寒くなるとホウレンソウがうまくなる。こう書いていて、ふとオレは定見がない男かなと思ってしまう。寒くなったら、ネギがうまいだの、いやハクサイだ、それよりもダイコンだと書いている。なにが一番なのかを挙げろといわれても迷うばかりだ。これだとは言えない。それだけ寒くなると野菜はみんなうまくなる、というほかないのである。
ホウレンソウだってそうだ。11月のホウレンソウはまずくはないが、これから霜が降りてからのホウレンソウは、これが同じ品種かと思うほど、味はぐーんとアップしてくる。寒さに負けまいと身を守る姿がなんともいじらしい。
ホウレンソウは2月まで食べられるように、9月下旬から1週間ごとに4回に分けて10月中旬までタネをまいてきた。品種はチヂミホウレンソウだ。この品種は寒さにあたればあたるほどうまくなる。肉厚になり甘みが増す。見た目にはふてぶてしいほどの存在感がある。ホウレンソウといえばぺらぺらした食感があるがそれとは全く違う。

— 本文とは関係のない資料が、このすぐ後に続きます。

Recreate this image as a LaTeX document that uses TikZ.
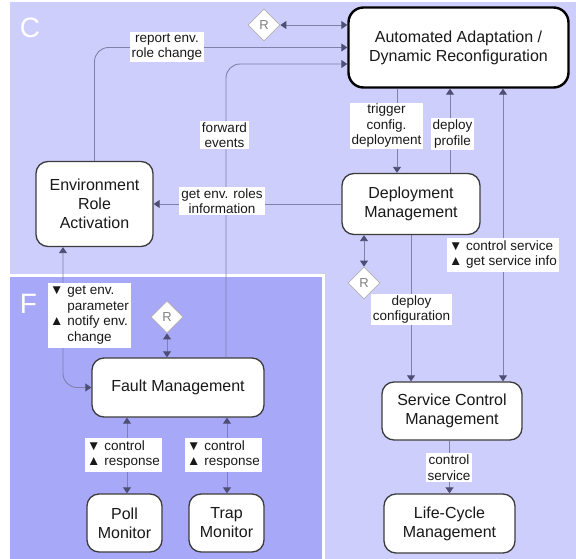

9月下旬に最初にタネをまいたのはこの11月に食べ尽くした。いまは2回目、3回目にタネをまいたものが食べられる状態になった。10月中旬の4回目にタネをまいたのはまだ小さい。3回目と4回目では1週間の差なのに、生育ではっきりと差が出る。それほど秋は急に気温が下がるからタネまき時期は大事である。
私の住む我孫子市はそろそろ初霜の季節だ。寒くなると畑に行くのが億劫になるのだが、甘みの増した野菜を食べたいがために自転車をこいでせっせと通う。